The exhibition is divided into four chapters. Chapter One is entitled “Behind the Scenes” and it introduces some genre scenes of people cooking or shops selling ingredients, for example. Chapter Two (“The Happiness Found in Food”) and Chapter Three (“Savoring the Beauty of Food”) both focus on representations of flora and fauna, while Chapter Four (“Welcome to the Banquet!”) returns to genre painting to show revelers having fun while drinking and dining with friends. We hope you also have fun as you view these scenes of people enjoying the rich blessings of nature and living life to the full.
Finally, we would like to express our deepest gratitude to those who loaned their valuable artworks and to everyone whose cooperation made this exhibition possible.
General Information
Hours: 10:00-17:00 (Last entry: 16:30)
Closed: Monday (except August 12th and September 16th, 23th), and August 13th, September 17th
Admission: General admission: 1,000 yen, High school/university students: 500 yen, Junior high school students and younger: Free
*Admission is half price for people with disability certificates, etc. One accompany person is admitted free of charge.
*Groups of 20 or over will receive a discount of 200 yen per person.
Venue: Umi-Mori Art Museum (10701 Kamegaoka, Ohno, Hatsukaichi, Hiroshima)
With the support of: Hiroshima Board of Education and Hatsukaichi City Board of Education
Chapter 1: Behind the Scenes
Just like today, people in the past were obsessed with dining and drinking. The preparation of the fruits of land and sea often featured in art alongside depictions of banquets. This first chapter introduces some early-modern genre scenes of people cooking and stores selling ingredients, for example.
Of particular note are the sumptuous genre portrayals of food and drink in Shuhanron Emaki (Illustrated Handscroll of the Merits of Sake and Rice), an illustrated scroll originally created during the Muromachi period (1392–1573). This work vividly recreates bustling scenes of people preparing sake, side dishes and rice by cutting up chicken and fish, warming up sake, and using chopsticks to select grains of rice, for instance. Genre depictions of dining and drinking were not limited to paintings either. They also appeared in printed books like Nihon Sankai Meisan Zue (Illustrated Guide to the Noted Products of Japan’s Mountains and Seas), which introduces local specialties from across Japan, while cookbooks like Kaiseki Ryori Saikubocho were also produced in volume during the Edo period (1603–1868).

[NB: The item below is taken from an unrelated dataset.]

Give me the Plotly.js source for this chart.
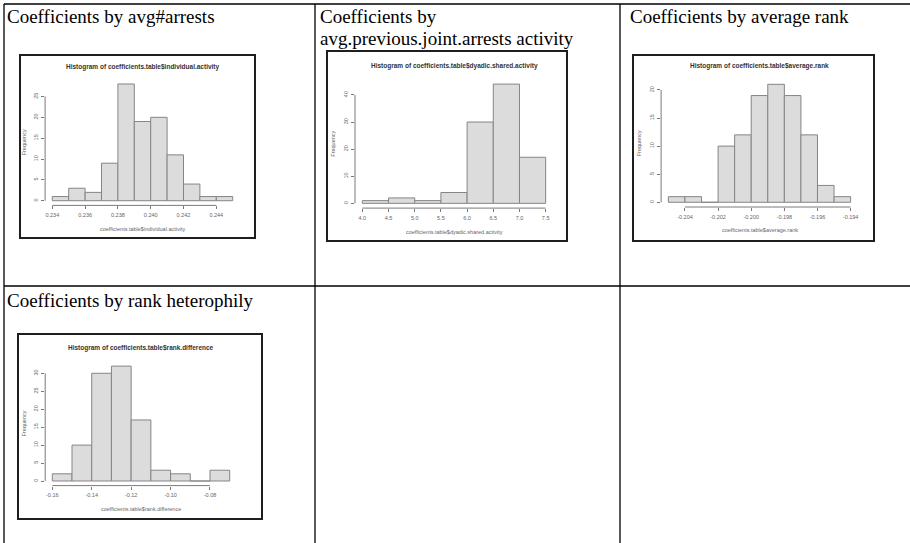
<!DOCTYPE html>
<html>
<head>
<meta charset="utf-8">
<script src="https://cdn.plot.ly/plotly-3.0.1.min.js"></script>
<style>
  html, body { margin: 0; padding: 0; background: #ffffff; }
  #fig { width: 910px; height: 543px; }
</style>
</head>
<body>
<div id="fig"></div>
<script>
// ---- histogram data: bin breaks and frequencies ----
const activityBreaks = [0.234, 0.235, 0.236, 0.237, 0.238, 0.239, 0.240, 0.241, 0.242, 0.243, 0.244, 0.245];
const activityCounts = [1, 3, 2, 9, 28, 19, 20, 11, 4, 1, 1];
const activityXTicks = [0.234, 0.236, 0.238, 0.240, 0.242, 0.244];
const activityXLabels = ['0.234', '0.236', '0.238', '0.240', '0.242', '0.244'];
const activityYTicks = [0, 5, 10, 15, 20, 25];

const sharedBreaks = [4.0, 4.5, 5.0, 5.5, 6.0, 6.5, 7.0, 7.5];
const sharedCounts = [1, 2, 1, 4, 30, 44, 17];
const sharedXTicks = [4.0, 4.5, 5.0, 5.5, 6.0, 6.5, 7.0, 7.5];
const sharedXLabels = ['4.0', '4.5', '5.0', '5.5', '6.0', '6.5', '7.0', '7.5'];
const sharedYTicks = [0, 10, 20, 30, 40];

const rankBreaks = [-0.205, -0.204, -0.203, -0.202, -0.201, -0.200, -0.199, -0.198, -0.197, -0.196, -0.195, -0.194];
const rankCounts = [1, 1, 0, 10, 12, 19, 21, 19, 12, 3, 1];
const rankXTicks = [-0.204, -0.202, -0.200, -0.198, -0.196, -0.194];
const rankXLabels = ['-0.204', '-0.202', '-0.200', '-0.198', '-0.196', '-0.194'];
const rankYTicks = [0, 5, 10, 15, 20];

const diffBreaks = [-0.16, -0.15, -0.14, -0.13, -0.12, -0.11, -0.10, -0.09, -0.08, -0.07];
const diffCounts = [2, 10, 30, 32, 17, 3, 2, 0, 3];
const diffXTicks = [-0.16, -0.14, -0.12, -0.10, -0.08];
const diffXLabels = ['-0.16', '-0.14', '-0.12', '-0.10', '-0.08'];
const diffYTicks = [0, 5, 10, 15, 20, 25, 30];

const cellHeadings = [
  ['Coefficients by avg#arrests'],
  ['Coefficients by', 'avg.previous.joint.arrests activity'],
  ['Coefficients by average rank'],
  ['Coefficients by rank heterophily']
];
const plotTitles = [
  'Histogram of coefficients.table$individual.activity',
  'Histogram of coefficients.table$dyadic.shared.activity',
  'Histogram of coefficients.table$average.rank',
  'Histogram of coefficients.table$rank.difference'
];
const xAxisTitles = [
  'coefficients.table$individual.activity',
  'coefficients.table$dyadic.shared.activity',
  'coefficients.table$average.rank',
  'coefficients.table$rank.difference'
];

// ---- page geometry (pixels) ----
const W = 910, H = 543;
const fx = v => v / W;
const fy = v => 1 - v / H;

const panels = [
  { breaks: activityBreaks, counts: activityCounts, xt: activityXTicks, xl: activityXLabels, yt: activityYTicks,
    box: { l: 45.1, r: 239.9, t: 79.3, b: 205.4 }, frame: { l: 20, r: 255, t: 55, b: 238 },
    titleY: 67, xTitleY: 229, yTitleX: 24 },
  { breaks: sharedBreaks, counts: sharedCounts, xt: sharedXTicks, xl: sharedXLabels, yt: sharedYTicks,
    box: { l: 355, r: 553, t: 79.3, b: 208.1 }, frame: { l: 327, r: 567, t: 51, b: 241 },
    titleY: 66, xTitleY: 232, yTitleX: 333 },
  { breaks: rankBreaks, counts: rankCounts, xt: rankXTicks, xl: rankXLabels, yt: rankYTicks,
    box: { l: 661.1, r: 857.9, t: 79.6, b: 207 }, frame: { l: 633, r: 874, t: 55, b: 241 },
    titleY: 66, xTitleY: 230, yTitleX: 639 },
  { breaks: diffBreaks, counts: diffCounts, xt: diffXTicks, xl: diffXLabels, yt: diffYTicks,
    box: { l: 45.2, r: 236.8, t: 361.5, b: 485.6 }, frame: { l: 18, r: 262, t: 334, b: 519 },
    titleY: 348, xTitleY: 509, yTitleX: 24 }
];

const headingPos = [
  [{ x: 5, y: 16 }],
  [{ x: 318, y: 16 }, { x: 318, y: 38 }],
  [{ x: 628, y: 16 }],
  [{ x: 5, y: 300 }]
];

const data = [];
const shapes = [];
const annotations = [];
const layout = {
  width: W, height: H,
  margin: { l: 0, r: 0, t: 0, b: 0 },
  paper_bgcolor: '#ffffff',
  plot_bgcolor: 'rgba(0,0,0,0)',
  showlegend: false,
  bargap: 0,
  font: { family: 'Liberation Sans, Arial, sans-serif', color: '#555' }
};

// table rules
const tableLine = { color: '#000000', width: 1.3 };
[[4, 4, 910, 4], [4, 286, 910, 286], [4, 4, 4, 543], [315, 4, 315, 543], [620, 4, 620, 543]].forEach(s => {
  shapes.push({ type: 'line', xref: 'paper', yref: 'paper',
    x0: fx(s[0]), y0: fy(s[1]), x1: fx(s[2]), y1: fy(s[3]), line: tableLine });
});

// cell headings
cellHeadings.forEach((lines, i) => {
  lines.forEach((txt, j) => {
    annotations.push({ xref: 'paper', yref: 'paper', x: fx(headingPos[i][j].x), y: fy(headingPos[i][j].y),
      xanchor: 'left', yanchor: 'middle', showarrow: false, text: txt,
      font: { family: '"Liberation Serif", "Times New Roman", serif', size: 19, color: '#000' } });
  });
});

panels.forEach((p, i) => {
  const n = i + 1;
  const xa = n === 1 ? 'x' : 'x' + n;
  const ya = n === 1 ? 'y' : 'y' + n;
  const xKey = n === 1 ? 'xaxis' : 'xaxis' + n;
  const yKey = n === 1 ? 'yaxis' : 'yaxis' + n;

  const mids = p.counts.map((_, k) => (p.breaks[k] + p.breaks[k + 1]) / 2);
  const widths = p.counts.map((_, k) => p.breaks[k + 1] - p.breaks[k]);
  data.push({ type: 'bar', x: mids, y: p.counts, width: widths, xaxis: xa, yaxis: ya,
    marker: { color: '#dcdcdc', line: { color: '#858585', width: 1 } }, hoverinfo: 'skip' });

  // R-style 4% padding on both axes
  const x0 = p.breaks[0], x1 = p.breaks[p.breaks.length - 1];
  const dx = (x1 - x0) * 0.04;
  const ymax = Math.max(...p.counts);

  layout[xKey] = {
    domain: [fx(p.box.l), fx(p.box.r)], anchor: ya, range: [x0 - dx, x1 + dx],
    showgrid: false, zeroline: false, showline: false,
    tickmode: 'array', tickvals: p.xt, ticktext: p.xl,
    ticks: 'outside', ticklen: 3, tickwidth: 1, tickcolor: '#7a7a7a',
    tickfont: { size: 5.5, color: '#666' }, ticklabelstandoff: 1
  };
  layout[yKey] = {
    domain: [fy(p.box.b), fy(p.box.t)], anchor: xa, range: [-0.04 * ymax, 1.04 * ymax],
    showgrid: false, zeroline: false, showline: false,
    tickmode: 'array', tickvals: p.yt, ticktext: p.yt.map(String),
    ticks: 'outside', ticklen: 3, tickwidth: 1, tickcolor: '#7a7a7a',
    tickangle: -90, tickfont: { size: 5.5, color: '#666' }, ticklabelstandoff: 1
  };

  // detached axis lines spanning first to last tick
  shapes.push({ type: 'line', xref: xa, yref: ya + ' domain',
    x0: p.xt[0], x1: p.xt[p.xt.length - 1], y0: 0, y1: 0, line: { color: '#7a7a7a', width: 1 } });
  shapes.push({ type: 'line', xref: xa + ' domain', yref: ya,
    x0: 0, x1: 0, y0: p.yt[0], y1: p.yt[p.yt.length - 1], line: { color: '#7a7a7a', width: 1 } });

  // image frame
  shapes.push({ type: 'rect', xref: 'paper', yref: 'paper',
    x0: fx(p.frame.l), x1: fx(p.frame.r), y0: fy(p.frame.b), y1: fy(p.frame.t),
    line: { color: '#1e1e1e', width: 2 } });

  const cx = (p.box.l + p.box.r) / 2;
  annotations.push({ xref: 'paper', yref: 'paper', x: fx(cx), y: fy(p.titleY), xanchor: 'center', yanchor: 'middle',
    showarrow: false, text: '<b>' + plotTitles[i] + '</b>', font: { size: 6.5, color: '#333' } });
  annotations.push({ xref: 'paper', yref: 'paper', x: fx(cx), y: fy(p.xTitleY), xanchor: 'center', yanchor: 'middle',
    showarrow: false, text: xAxisTitles[i], font: { size: 5.5, color: '#666' } });
  annotations.push({ xref: 'paper', yref: 'paper', x: fx(p.yTitleX), y: fy((p.box.t + p.box.b) / 2),
    xanchor: 'center', yanchor: 'middle', textangle: -90,
    showarrow: false, text: 'Frequency', font: { size: 5.5, color: '#666' } });
});

layout.shapes = shapes;
layout.annotations = annotations;

Plotly.newPlot('fig', data, layout, { staticPlot: true, displayModeBar: false });
</script>
</body>
</html>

Chapter 2: The Happiness Found in Food
Dining and drinking are among life’s great joys. However, in the pre-modern period in particular, depictions of the food received through nature’s blessings often had a deeper significance, imbued as they were with prayers for rich catches, bounteous harvests and the prosperity of one’s descendants. Good examples include Kaika Horyo-zu (The Rich Haul of the Rivers and Seas) and other works that portray schools of swimming fish or ripe melons and other fruit, all motifs that trace back to auspicious designs from China.
Annual offerings of seafood and crops allow us to experience the passing of time and the onset of the seasons with all five senses. These seasonal delicacies are often portrayed alongside seasonal flowers and birds to show the changing face of nature across spring, summer, autumn and winter. Utagawa Hiroshige (1797–1858) is widely known for his landscape prints, but he also left behind a number of richly lyrical creations that combine comic tanka poetry with pictures of fish and seasonal plants.
Please enjoy these works brimming with human prayers and paeans to the bounties of nature.
Chapter 3: Savoring the Beauty of Food
The tradition of portraying auspicious iconography imbued with prayers for abundance and the prosperity of descendants continued into the modern age, though artists also began to focus on the beauty of food itself as they strived to develop their own forms of expression. This desire to paints things more naturalistically, to capture the very texture, weight and ecology of the subjects, is apparent in works by several painters from this time. These include Takeuchi Seiho (1864–1942), who portrayed tiny ants using the auspicious framing of a pair of melons, and Murakami Kagaku (1888–1939) and Ono Bakufu (1888–1976), two artists who faithfully depicted fish based on meticulous observation. We can sense an era-transcending beauty in the expression of these modern painters, one that derives from the appearance of the changing seasons, as revealed by these seasonal foods.
We hope you enjoy the diverse beauty of nature as revealed in the paintings by these modern masters.
Chapter 4: Welcome to the Banquet!
If you managed to get hold of some great sake and seasonal food, could you enjoy it alone? Sure, there is a certain charm to savoring things by ourselves, but nothing beats partaking in the company of family, friends, colleagues or even people we have just met! The works in this final chapter depict these enjoyable occasions when we feast together.
Since ancient times, bonds have been strengthened through the act of dining and drinking together. Back in the day, people used to entertain guests at banquets or tea parties held on the occasion of religious ceremonies or annual events. Sometimes there would be over-indulgence. This seems to be the case with the elegant personages in Inchuhassen-zu Byobu (Eight Drinking Hermits), though the revelers are still depicted with smiles on their faces as they savor the seasonal delicacies and drink in the atmosphere of the changing seasons. Perhaps their shared delight derives not only from the deliciousness of the fine food and drink but also from a happiness at having received the blessings of each season once again. In these depictions of folk feasting and having fun, we can sense the pleasure to be had from enjoying the passing of time in great company.